- _REQUIREMENT_
Nothing but the lines from the line with "Rebuild this chart" to the line with "label_dy = [3.9, 2.45, 1.15, 3.56, 0.43, 1.82, 1.23]", both included, is to be repeated, and those exactly. Leave out the pictures.

- _INPUT ROWS_
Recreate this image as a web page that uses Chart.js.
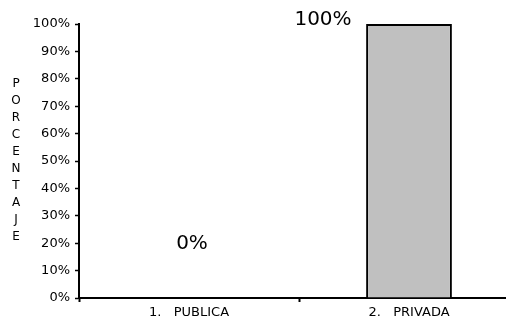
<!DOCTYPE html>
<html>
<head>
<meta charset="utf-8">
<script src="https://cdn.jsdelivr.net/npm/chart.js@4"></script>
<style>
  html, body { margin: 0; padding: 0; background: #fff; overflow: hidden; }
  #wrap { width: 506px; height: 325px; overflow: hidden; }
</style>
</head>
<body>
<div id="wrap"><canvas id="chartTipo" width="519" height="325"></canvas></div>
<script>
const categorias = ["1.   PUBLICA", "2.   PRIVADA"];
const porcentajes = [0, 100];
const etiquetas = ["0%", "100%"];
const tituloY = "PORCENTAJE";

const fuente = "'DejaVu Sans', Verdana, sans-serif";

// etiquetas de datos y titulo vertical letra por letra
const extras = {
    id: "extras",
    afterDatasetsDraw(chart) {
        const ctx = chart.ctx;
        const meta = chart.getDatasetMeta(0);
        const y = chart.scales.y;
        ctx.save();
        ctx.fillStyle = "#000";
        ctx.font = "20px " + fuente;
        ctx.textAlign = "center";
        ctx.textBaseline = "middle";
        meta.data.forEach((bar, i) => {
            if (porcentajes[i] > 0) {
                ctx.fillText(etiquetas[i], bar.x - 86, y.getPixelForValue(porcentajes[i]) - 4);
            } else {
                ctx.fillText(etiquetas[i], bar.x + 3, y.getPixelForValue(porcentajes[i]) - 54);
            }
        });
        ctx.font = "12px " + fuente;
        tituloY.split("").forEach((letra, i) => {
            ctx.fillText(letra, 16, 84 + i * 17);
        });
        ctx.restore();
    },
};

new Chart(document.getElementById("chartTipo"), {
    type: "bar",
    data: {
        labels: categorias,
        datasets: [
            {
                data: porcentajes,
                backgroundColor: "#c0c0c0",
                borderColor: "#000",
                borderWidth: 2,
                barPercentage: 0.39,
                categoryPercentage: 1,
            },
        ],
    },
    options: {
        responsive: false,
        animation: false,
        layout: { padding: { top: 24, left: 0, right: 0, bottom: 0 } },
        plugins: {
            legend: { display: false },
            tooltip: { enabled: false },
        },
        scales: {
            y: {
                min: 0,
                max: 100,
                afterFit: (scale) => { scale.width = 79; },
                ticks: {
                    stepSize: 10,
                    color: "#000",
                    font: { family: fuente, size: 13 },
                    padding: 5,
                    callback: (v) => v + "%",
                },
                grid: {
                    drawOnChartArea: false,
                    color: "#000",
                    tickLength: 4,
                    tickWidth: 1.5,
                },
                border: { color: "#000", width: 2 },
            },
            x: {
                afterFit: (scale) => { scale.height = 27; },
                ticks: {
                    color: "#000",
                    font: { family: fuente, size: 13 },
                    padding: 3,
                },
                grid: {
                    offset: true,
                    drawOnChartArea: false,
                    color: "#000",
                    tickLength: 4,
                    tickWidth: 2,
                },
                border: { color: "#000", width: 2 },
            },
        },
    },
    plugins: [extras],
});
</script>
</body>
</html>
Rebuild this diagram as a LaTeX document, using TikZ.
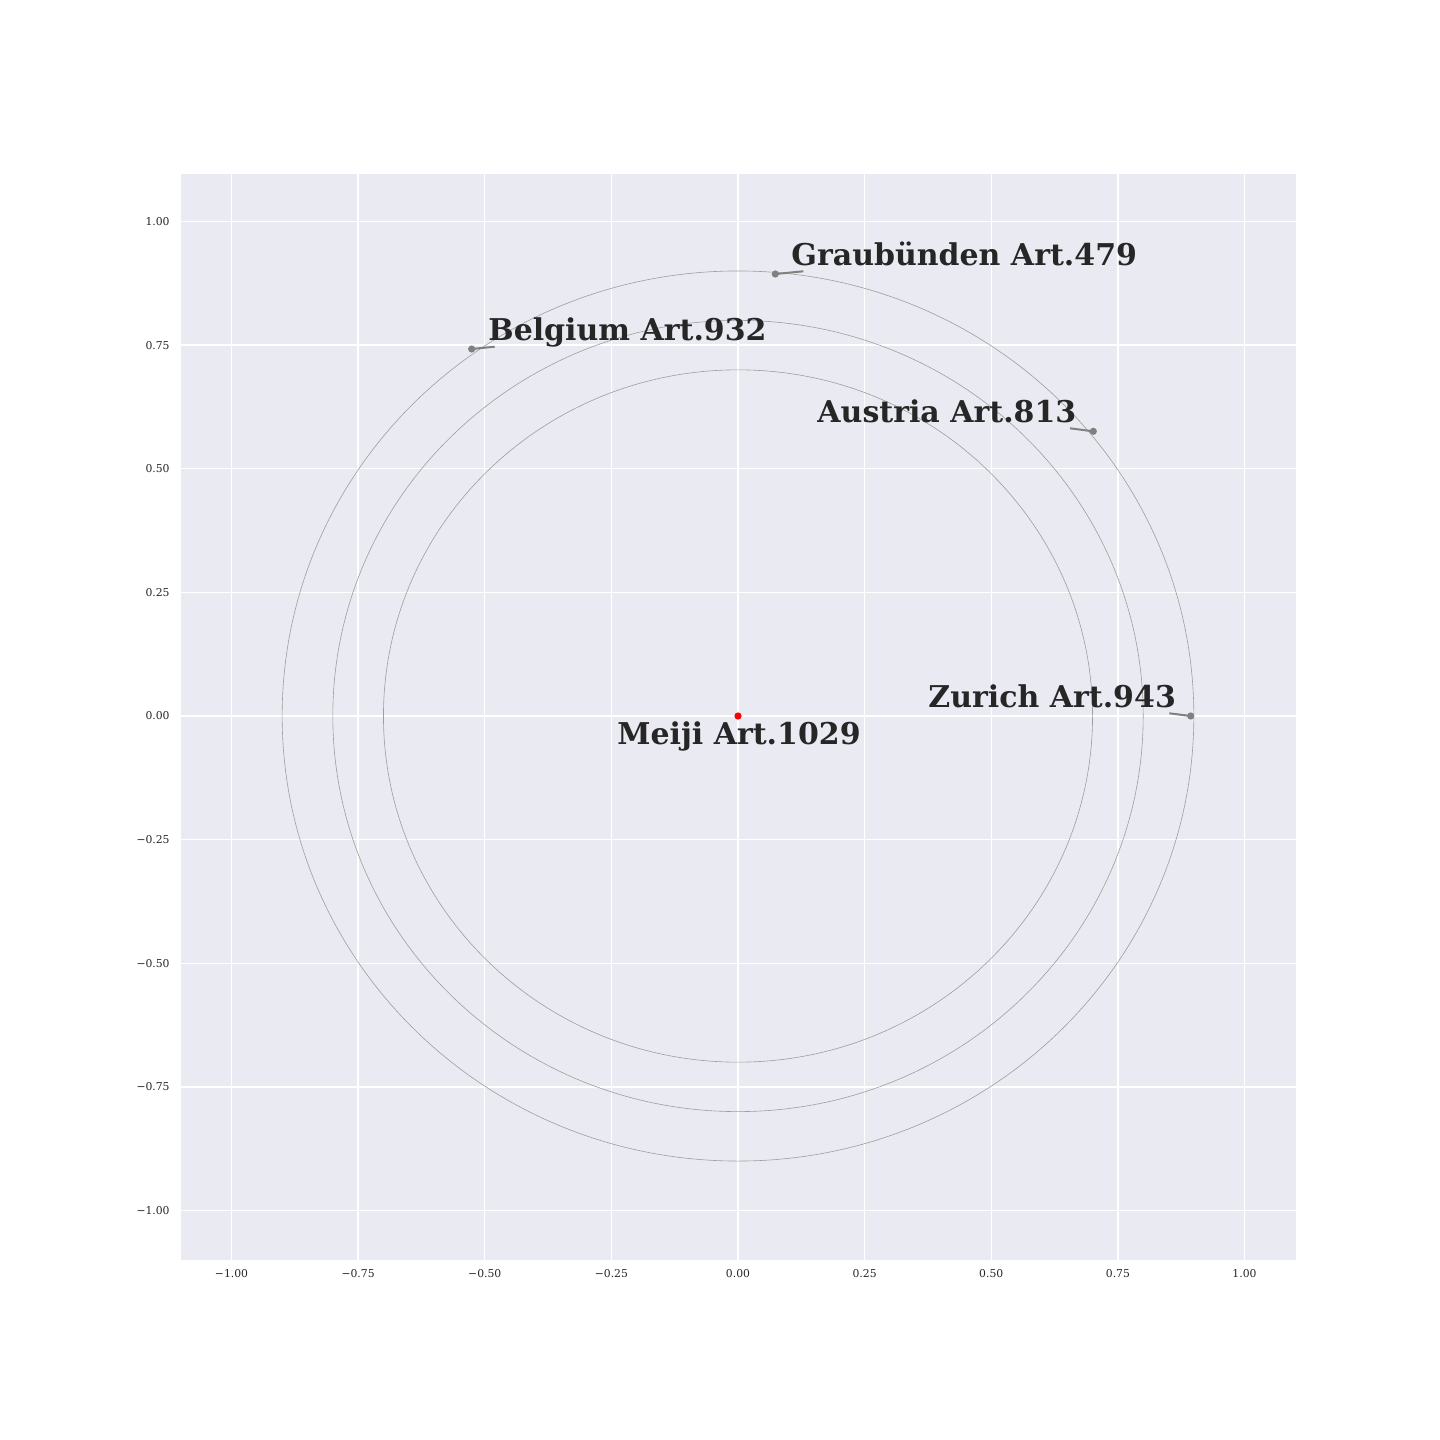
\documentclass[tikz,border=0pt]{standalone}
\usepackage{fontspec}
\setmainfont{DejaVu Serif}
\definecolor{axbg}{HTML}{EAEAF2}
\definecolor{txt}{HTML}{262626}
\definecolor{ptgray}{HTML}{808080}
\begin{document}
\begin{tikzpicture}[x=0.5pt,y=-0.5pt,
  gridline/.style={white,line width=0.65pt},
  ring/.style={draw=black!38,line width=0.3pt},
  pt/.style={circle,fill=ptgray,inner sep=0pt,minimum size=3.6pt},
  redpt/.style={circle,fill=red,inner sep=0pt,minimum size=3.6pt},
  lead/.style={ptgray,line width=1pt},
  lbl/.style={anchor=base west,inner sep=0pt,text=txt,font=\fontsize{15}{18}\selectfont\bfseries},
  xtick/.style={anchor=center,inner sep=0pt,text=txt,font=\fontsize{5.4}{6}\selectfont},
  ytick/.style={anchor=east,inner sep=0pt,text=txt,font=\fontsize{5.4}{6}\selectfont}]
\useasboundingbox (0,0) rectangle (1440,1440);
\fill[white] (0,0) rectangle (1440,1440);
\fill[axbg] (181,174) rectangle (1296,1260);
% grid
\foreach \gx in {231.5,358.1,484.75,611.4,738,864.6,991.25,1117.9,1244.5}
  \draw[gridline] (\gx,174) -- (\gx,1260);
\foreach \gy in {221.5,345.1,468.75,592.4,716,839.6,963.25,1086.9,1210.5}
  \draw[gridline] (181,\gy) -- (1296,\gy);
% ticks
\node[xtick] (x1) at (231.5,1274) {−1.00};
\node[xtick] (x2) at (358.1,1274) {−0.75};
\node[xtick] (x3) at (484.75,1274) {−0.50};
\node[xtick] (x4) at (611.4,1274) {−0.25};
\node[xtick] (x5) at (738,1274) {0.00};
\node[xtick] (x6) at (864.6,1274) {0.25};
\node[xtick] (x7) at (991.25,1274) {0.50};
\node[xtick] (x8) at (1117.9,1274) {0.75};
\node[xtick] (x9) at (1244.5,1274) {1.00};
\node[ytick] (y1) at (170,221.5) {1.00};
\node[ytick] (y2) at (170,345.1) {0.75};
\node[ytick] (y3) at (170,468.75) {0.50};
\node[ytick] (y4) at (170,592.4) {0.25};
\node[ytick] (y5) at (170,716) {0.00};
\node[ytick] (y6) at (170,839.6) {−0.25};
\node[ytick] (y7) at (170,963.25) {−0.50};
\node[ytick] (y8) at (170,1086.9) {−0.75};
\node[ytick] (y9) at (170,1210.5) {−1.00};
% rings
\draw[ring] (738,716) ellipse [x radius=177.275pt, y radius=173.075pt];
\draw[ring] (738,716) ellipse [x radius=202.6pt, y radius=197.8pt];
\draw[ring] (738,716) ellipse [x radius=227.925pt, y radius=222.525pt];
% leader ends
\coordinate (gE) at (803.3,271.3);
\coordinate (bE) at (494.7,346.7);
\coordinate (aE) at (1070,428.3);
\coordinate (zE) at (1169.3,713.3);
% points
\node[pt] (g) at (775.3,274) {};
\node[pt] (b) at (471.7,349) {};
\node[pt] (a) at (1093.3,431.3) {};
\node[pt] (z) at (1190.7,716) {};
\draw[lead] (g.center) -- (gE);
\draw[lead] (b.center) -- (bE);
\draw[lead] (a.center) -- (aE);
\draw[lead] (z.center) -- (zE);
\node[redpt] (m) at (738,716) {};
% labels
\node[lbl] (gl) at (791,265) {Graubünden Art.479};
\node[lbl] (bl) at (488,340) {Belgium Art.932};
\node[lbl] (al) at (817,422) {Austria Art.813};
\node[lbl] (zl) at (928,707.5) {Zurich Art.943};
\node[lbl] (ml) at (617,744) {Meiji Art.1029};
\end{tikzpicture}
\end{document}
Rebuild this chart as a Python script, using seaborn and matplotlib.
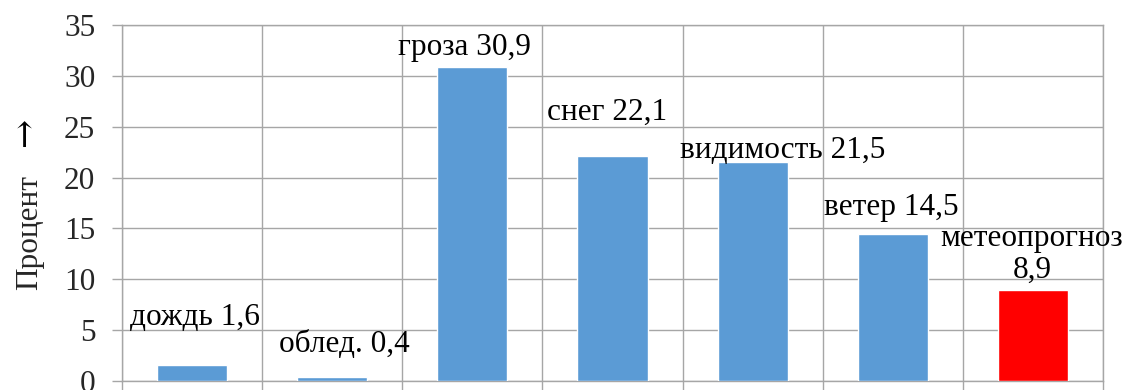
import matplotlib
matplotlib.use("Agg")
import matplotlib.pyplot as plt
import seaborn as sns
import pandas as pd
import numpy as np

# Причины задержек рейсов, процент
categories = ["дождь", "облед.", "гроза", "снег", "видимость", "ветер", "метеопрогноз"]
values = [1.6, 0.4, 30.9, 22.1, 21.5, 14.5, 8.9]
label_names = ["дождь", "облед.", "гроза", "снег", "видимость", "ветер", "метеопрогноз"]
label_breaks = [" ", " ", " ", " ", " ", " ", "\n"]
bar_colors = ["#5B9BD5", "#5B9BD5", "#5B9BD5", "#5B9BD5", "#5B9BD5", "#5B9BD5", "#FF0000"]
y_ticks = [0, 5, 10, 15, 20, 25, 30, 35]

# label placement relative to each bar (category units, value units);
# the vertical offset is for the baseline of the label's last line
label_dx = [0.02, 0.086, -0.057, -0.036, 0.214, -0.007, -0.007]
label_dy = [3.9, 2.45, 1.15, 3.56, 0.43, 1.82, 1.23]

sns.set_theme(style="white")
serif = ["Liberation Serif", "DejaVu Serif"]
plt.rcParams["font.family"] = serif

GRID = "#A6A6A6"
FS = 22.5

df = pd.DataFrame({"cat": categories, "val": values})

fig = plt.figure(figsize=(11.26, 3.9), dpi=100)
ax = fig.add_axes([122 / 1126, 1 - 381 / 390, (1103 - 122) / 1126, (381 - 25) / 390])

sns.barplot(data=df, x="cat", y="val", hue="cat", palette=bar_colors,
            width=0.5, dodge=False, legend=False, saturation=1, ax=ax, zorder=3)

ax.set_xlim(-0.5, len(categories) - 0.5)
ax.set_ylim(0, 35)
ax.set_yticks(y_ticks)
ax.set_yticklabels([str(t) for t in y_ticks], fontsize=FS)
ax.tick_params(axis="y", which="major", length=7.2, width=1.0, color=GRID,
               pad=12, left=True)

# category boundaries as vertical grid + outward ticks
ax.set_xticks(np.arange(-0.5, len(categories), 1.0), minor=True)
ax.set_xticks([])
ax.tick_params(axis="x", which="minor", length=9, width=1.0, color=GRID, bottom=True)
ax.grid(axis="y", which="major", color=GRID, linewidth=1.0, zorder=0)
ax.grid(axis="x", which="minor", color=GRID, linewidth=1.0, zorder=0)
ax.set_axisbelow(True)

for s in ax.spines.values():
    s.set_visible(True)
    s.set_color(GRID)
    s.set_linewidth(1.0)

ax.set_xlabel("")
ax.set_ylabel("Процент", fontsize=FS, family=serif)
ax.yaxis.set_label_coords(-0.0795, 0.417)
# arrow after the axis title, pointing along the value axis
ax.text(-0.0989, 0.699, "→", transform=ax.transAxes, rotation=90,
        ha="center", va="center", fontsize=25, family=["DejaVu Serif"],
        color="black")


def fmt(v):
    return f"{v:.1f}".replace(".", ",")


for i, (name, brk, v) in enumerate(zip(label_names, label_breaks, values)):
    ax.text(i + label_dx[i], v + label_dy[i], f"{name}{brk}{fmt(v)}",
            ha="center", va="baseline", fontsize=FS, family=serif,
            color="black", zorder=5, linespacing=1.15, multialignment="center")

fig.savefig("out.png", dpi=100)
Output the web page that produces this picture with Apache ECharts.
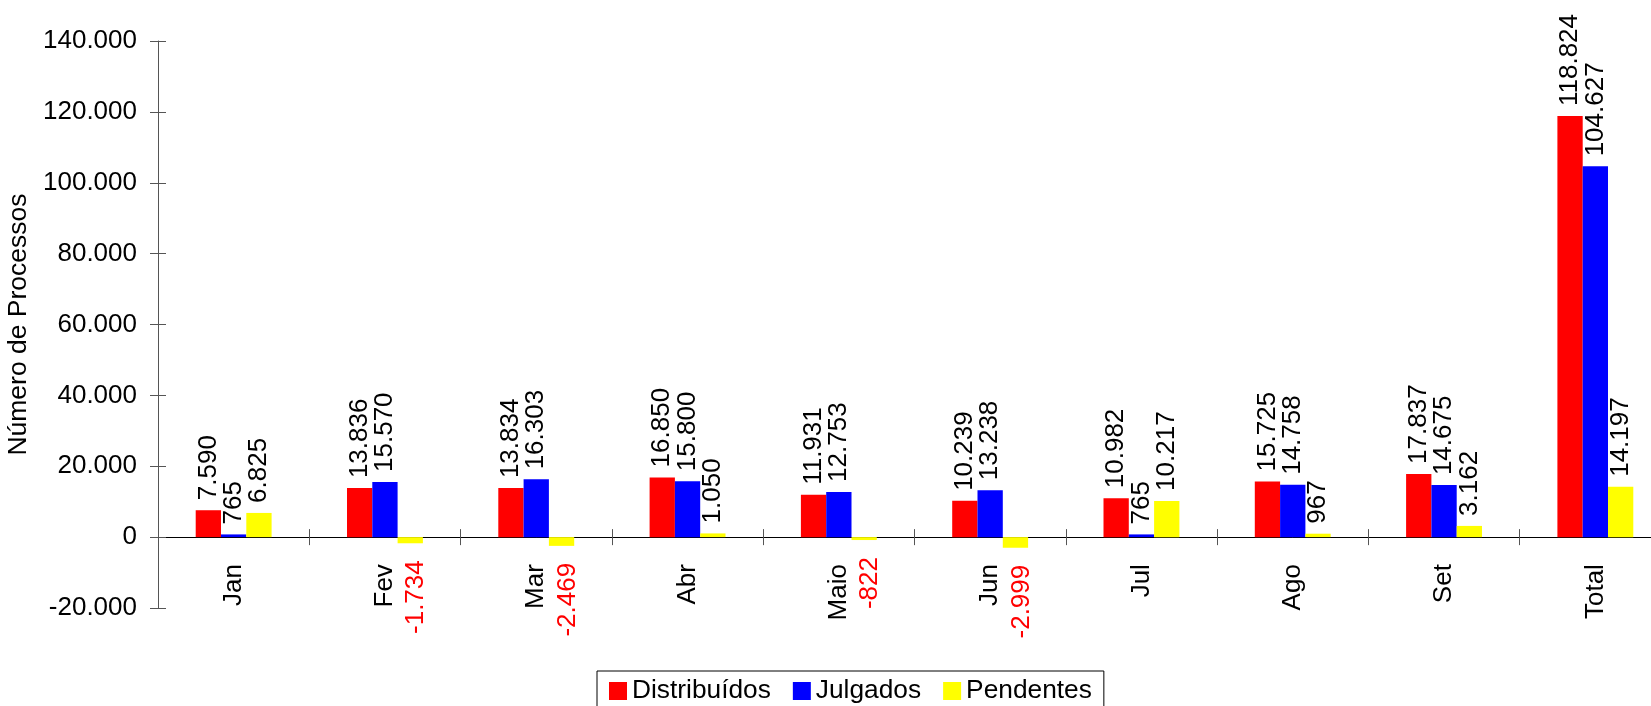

- _TASK RESPONSE_
Rebuild this chart as a Python script, using seaborn and matplotlib.
import matplotlib
matplotlib.use("Agg")
import matplotlib.pyplot as plt
import seaborn as sns
import pandas as pd
import numpy as np

# Причины задержек рейсов, процент
categories = ["дождь", "облед.", "гроза", "снег", "видимость", "ветер", "метеопрогноз"]
values = [1.6, 0.4, 30.9, 22.1, 21.5, 14.5, 8.9]
label_names = ["дождь", "облед.", "гроза", "снег", "видимость", "ветер", "метеопрогноз"]
label_breaks = [" ", " ", " ", " ", " ", " ", "\n"]
bar_colors = ["#5B9BD5", "#5B9BD5", "#5B9BD5", "#5B9BD5", "#5B9BD5", "#5B9BD5", "#FF0000"]
y_ticks = [0, 5, 10, 15, 20, 25, 30, 35]

# label placement relative to each bar (category units, value units);
# the vertical offset is for the baseline of the label's last line
label_dx = [0.02, 0.086, -0.057, -0.036, 0.214, -0.007, -0.007]
label_dy = [3.9, 2.45, 1.15, 3.56, 0.43, 1.82, 1.23]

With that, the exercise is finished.